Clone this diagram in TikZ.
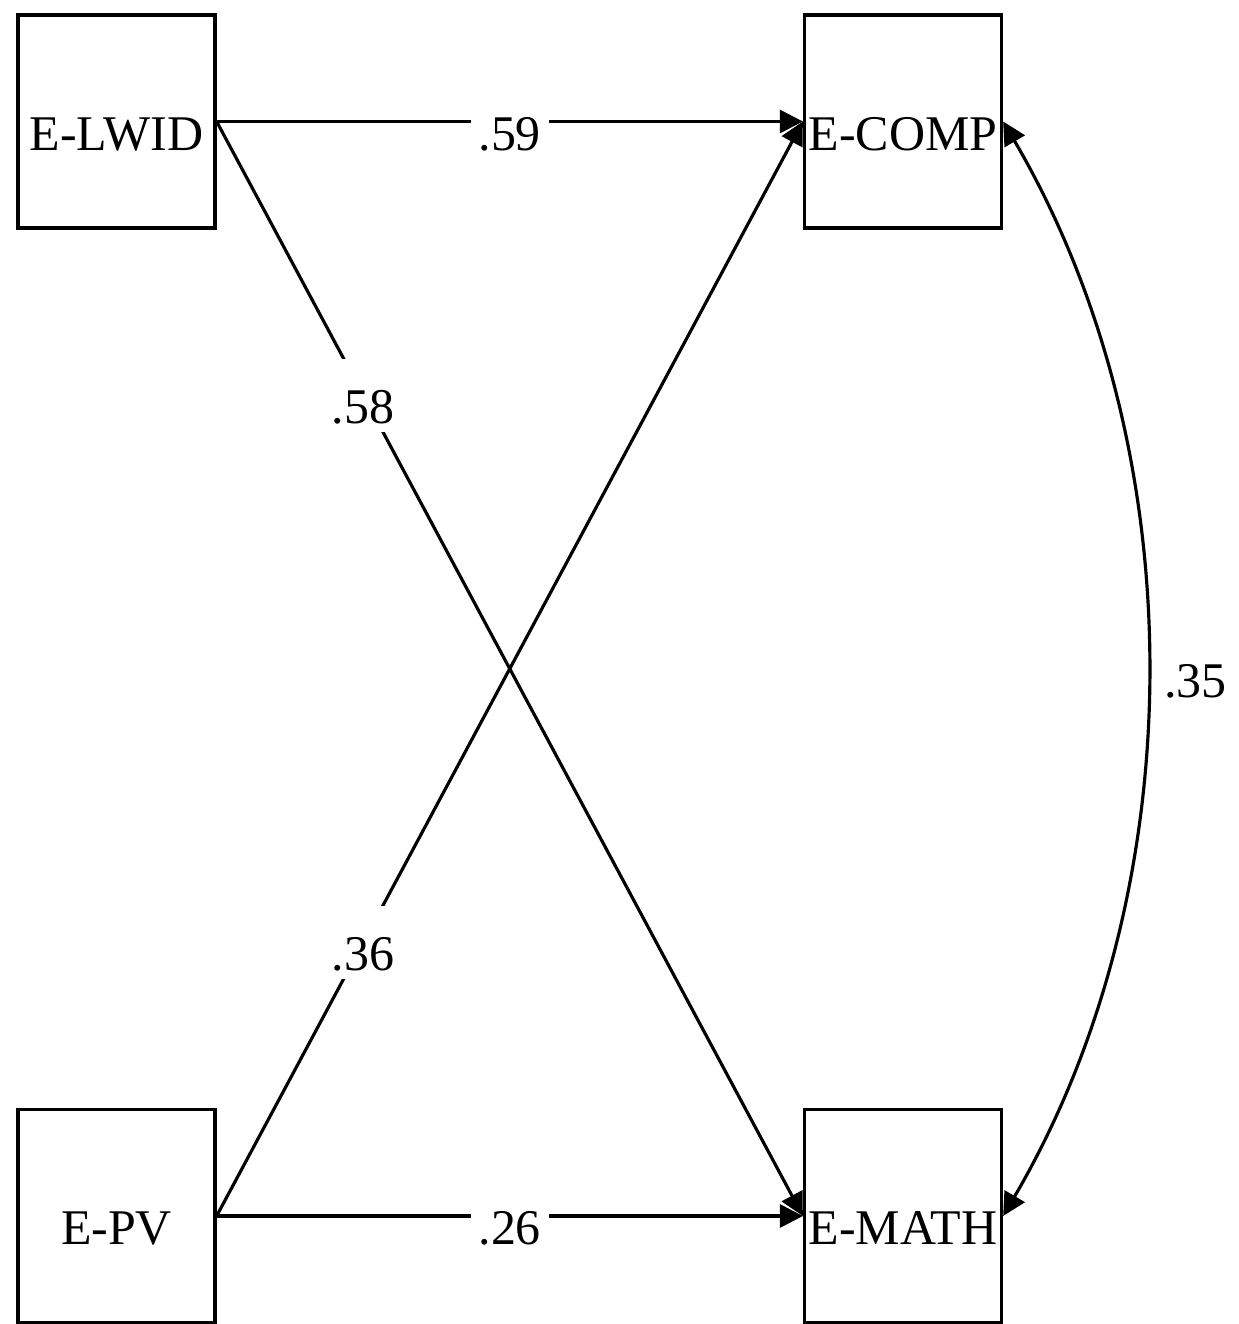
\documentclass[tikz,border=0pt]{standalone}
\usepackage{fontspec}
\setmainfont{Liberation Serif}
\usetikzlibrary{arrows.meta}

\begin{document}
\begin{tikzpicture}[
            x=0.01cm,y=-0.01cm,
            font=\fontsize{14.2pt}{16.5pt}\selectfont,
            txt/.style={text height=0.57cm, text depth=0pt},
            var/.style={txt, draw, line width=0.9pt, minimum width=1.97cm, minimum height=2.13cm, inner sep=0pt},
            coef/.style={txt, fill=white, inner sep=0.08cm},
            arr/.style={-{Triangle[length=0.23cm,width=0.23cm]}, line width=0.9pt},
            dbl/.style={{Triangle[length=0.23cm,width=0.23cm]}-{Triangle[length=0.23cm,width=0.23cm]}, line width=0.9pt}
        ]
            \useasboundingbox (0,0) rectangle (1238,1324);

            % observed variables
            \node[var] (lwid) at (116.5,121.5) {E-LWID};
            \node[var] (comp) at (903,121.5) {E-COMP};
            \node[var] (pv) at (116.5,1216) {E-PV};
            \node[var] (math) at (903,1216) {E-MATH};

            % paths
            \draw[arr] (lwid.east) -- node[coef, pos=0.5] {.59} (comp.west);
            \draw[arr] (lwid.east) -- node[coef, pos=0.25] {.58} (math.west);
            \draw[arr] (pv.east) -- node[coef, pos=0.25] {.36} (comp.west);
            \draw[arr] (pv.east) -- node[coef, pos=0.5] {.26} (math.west);

            % covariance
            \draw[dbl] (comp.east) .. controls +(192,328) and +(192,-328) .. node[txt, right=0.04cm, pos=0.5] {.35} (math.east);
        \end{tikzpicture}
\end{document}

**Set task:** Keep the pictures out of the copy and write out the data exactly as it stands.

**Answer to the task:**
Clone this diagram in TikZ.
\documentclass[tikz,border=0pt]{standalone}
\usepackage{fontspec}
\setmainfont{Liberation Serif}
\usetikzlibrary{arrows.meta}

\begin{document}
\begin{tikzpicture}[
            x=0.01cm,y=-0.01cm,
            font=\fontsize{14.2pt}{16.5pt}\selectfont,
            txt/.style={text height=0.57cm, text depth=0pt},
            var/.style={txt, draw, line width=0.9pt, minimum width=1.97cm, minimum height=2.13cm, inner sep=0pt},
            coef/.style={txt, fill=white, inner sep=0.08cm},
            arr/.style={-{Triangle[length=0.23cm,width=0.23cm]}, line width=0.9pt},
            dbl/.style={{Triangle[length=0.23cm,width=0.23cm]}-{Triangle[length=0.23cm,width=0.23cm]}, line width=0.9pt}
        ]
            \useasboundingbox (0,0) rectangle (1238,1324);

            % observed variables
            \node[var] (lwid) at (116.5,121.5) {E-LWID};
            \node[var] (comp) at (903,121.5) {E-COMP};
            \node[var] (pv) at (116.5,1216) {E-PV};
            \node[var] (math) at (903,1216) {E-MATH};

            % paths
            \draw[arr] (lwid.east) -- node[coef, pos=0.5] {.59} (comp.west);
            \draw[arr] (lwid.east) -- node[coef, pos=0.25] {.58} (math.west);
            \draw[arr] (pv.east) -- node[coef, pos=0.25] {.36} (comp.west);
            \draw[arr] (pv.east) -- node[coef, pos=0.5] {.26} (math.west);

            % covariance
            \draw[dbl] (comp.east) .. controls +(192,328) and +(192,-328) .. node[txt, right=0.04cm, pos=0.5] {.35} (math.east);
        \end{tikzpicture}
\end{document}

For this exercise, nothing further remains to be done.